You can actually tell that Division B is larger than Division C. That’s better, right?  Not the most efficient use of a graph since you are reading the labels instead of properly using the visual.  Human eyes are notoriously bad at gauging area size with circle slices.  Let’s try it one more time, but with a bar chart.

Notice how obvious it is that Division B is the largest and Division D is the smallest.  The chart is doing the work for you, which is what we want.

If you like the pie chart’s ability to visualize a portion of a whole, there is a movement to “square the pie“, which uses a brick or waffle chart. The idea is it’s easier for the human eye to judge area differences with squares than circles.  Count me as a fan.

2. Spaghetti Chart

We’ve all seen them; the chart showing so many lines that it looks like a downtown traffic pattern.
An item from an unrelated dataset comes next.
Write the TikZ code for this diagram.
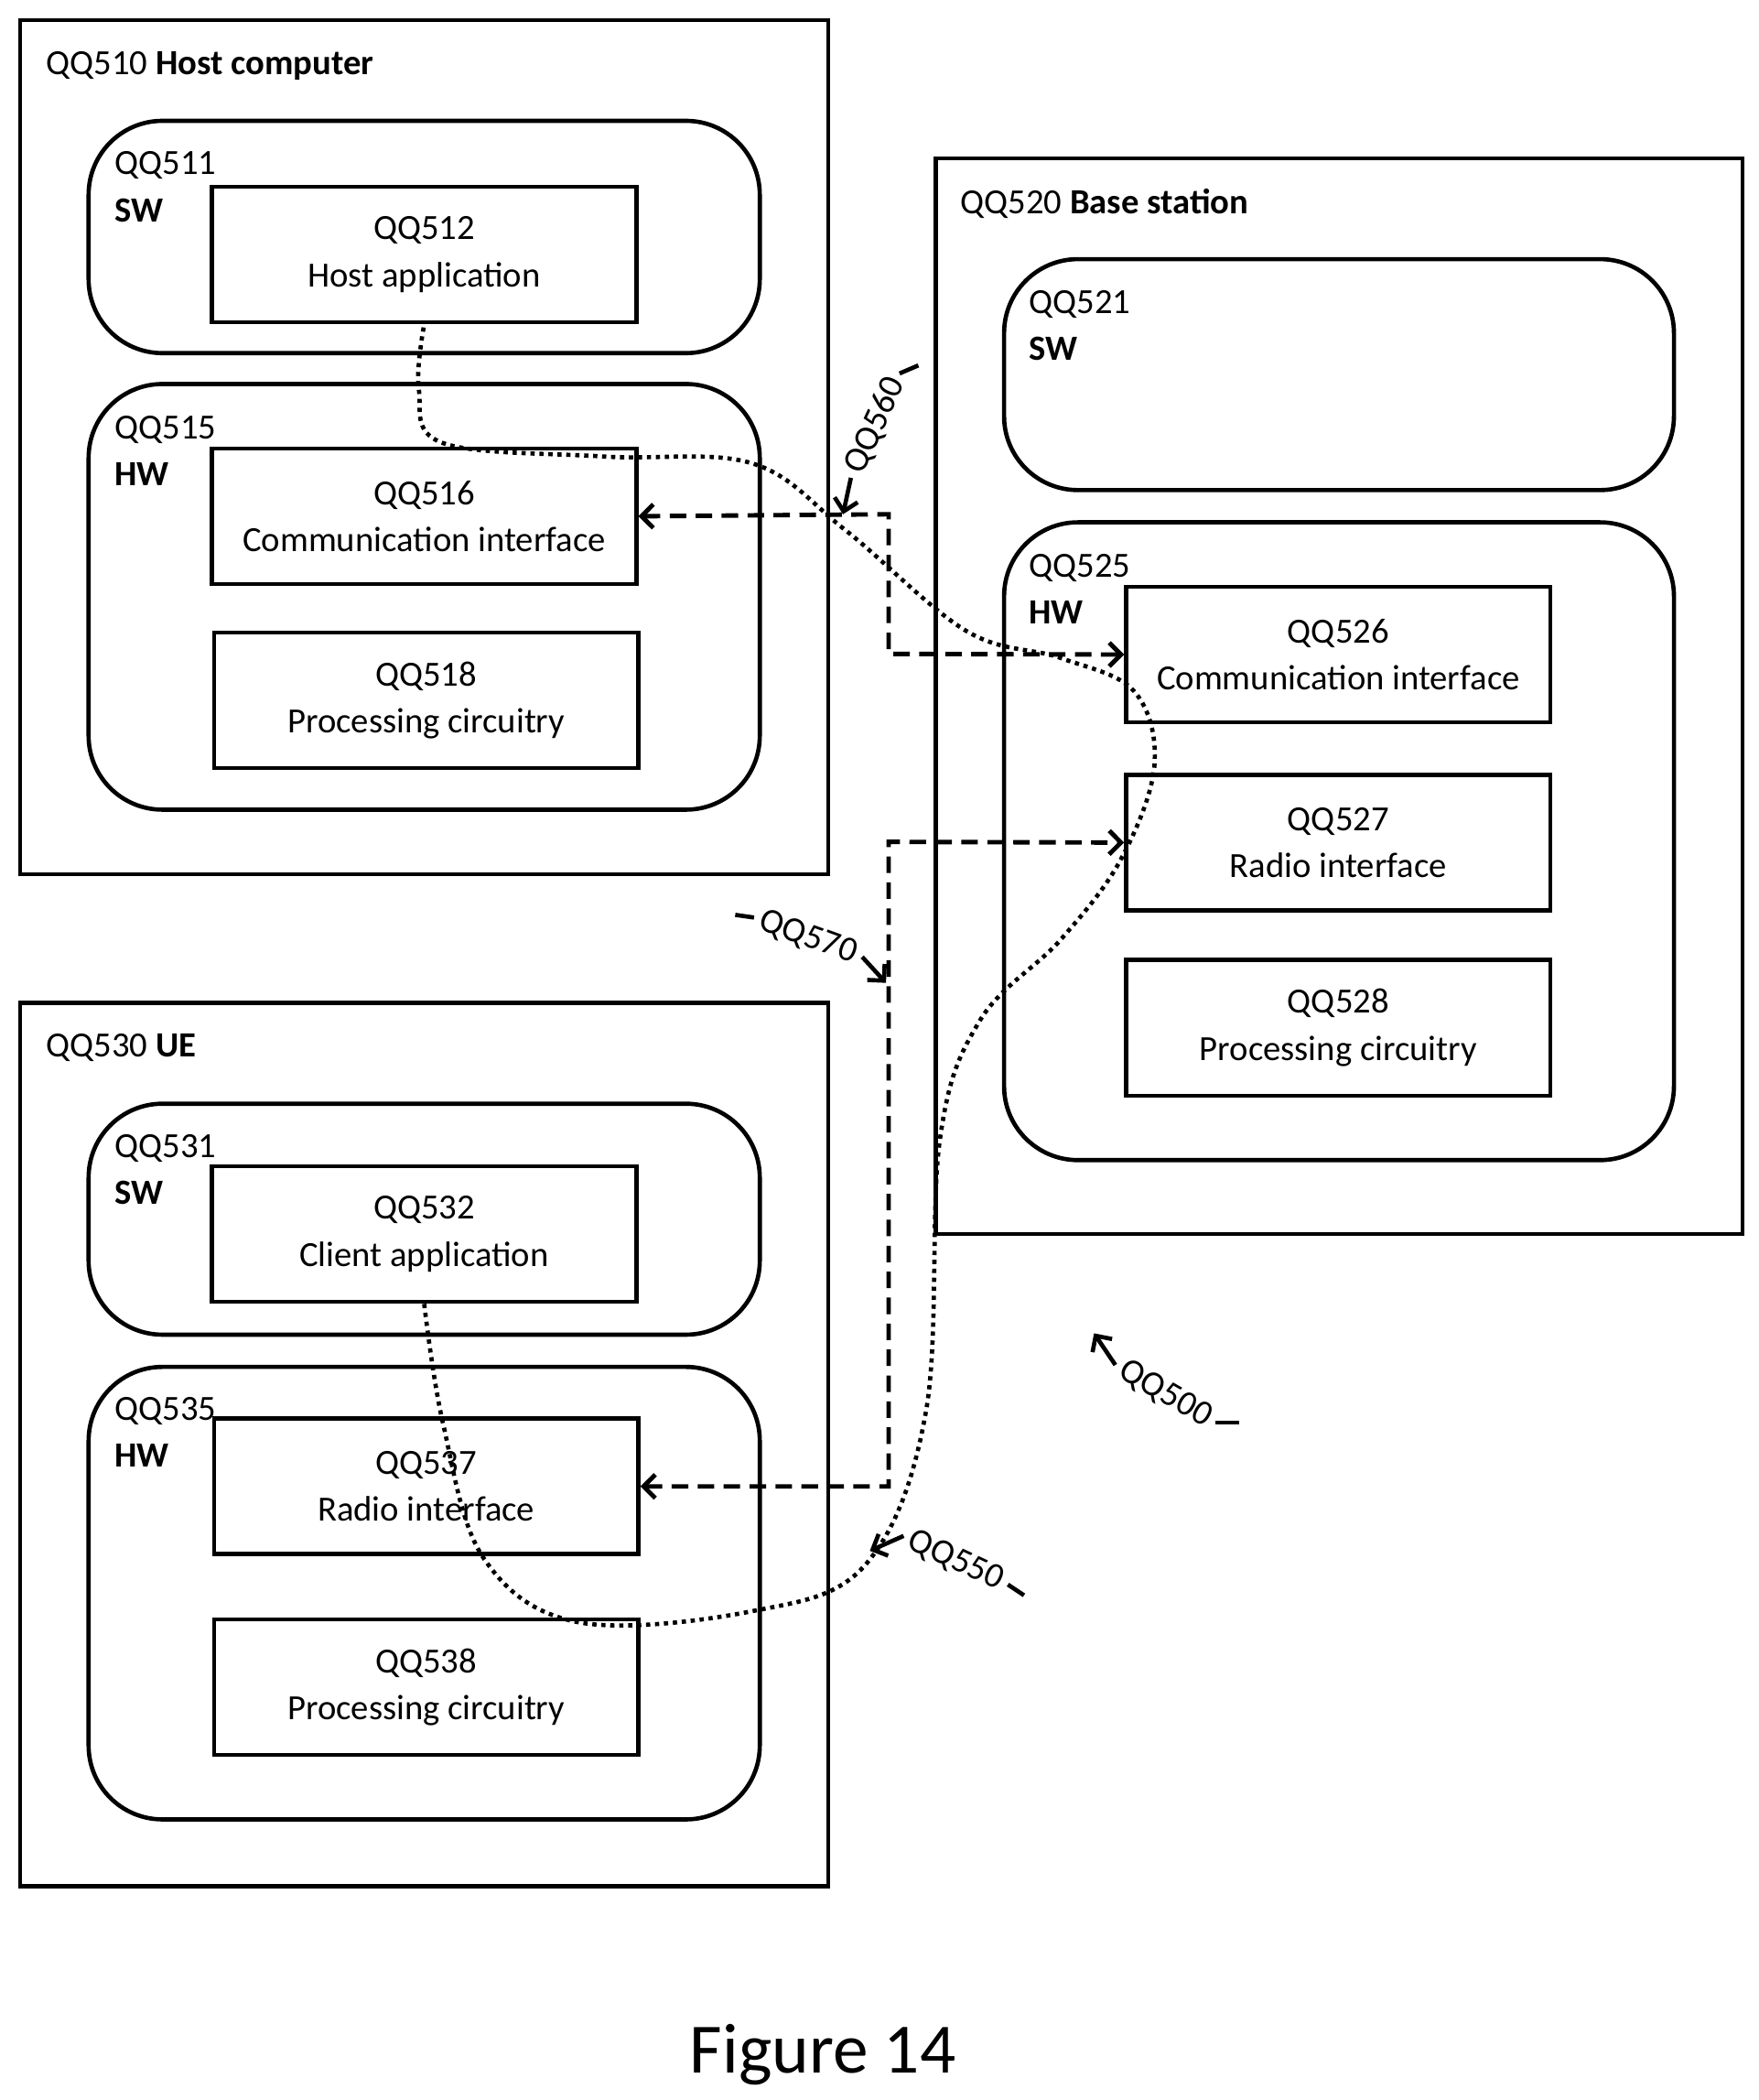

Ouch; looks like something a three year-old has drawn with their crayons.  The biggest problem here is that there is too much data for the viewer to digest in one picture.  Where should the eye focus?  I’ll offer up a couple of different routes you can go.

Option 1:

One option is to reduce the number of data points shown. You have to ask yourself: is there value in displaying 36 months worth of data on a chart or can you get away with less?  It always will depend on who the audience is, but if you are talking with the CEO this may be sufficient.

Option 2:

Another option is to focus your audience’s attention away from the less relevant information (in this case prior year data) and towards the current year.  I still advise against showing every month, but the blue says: “I’m the important line, look at me”.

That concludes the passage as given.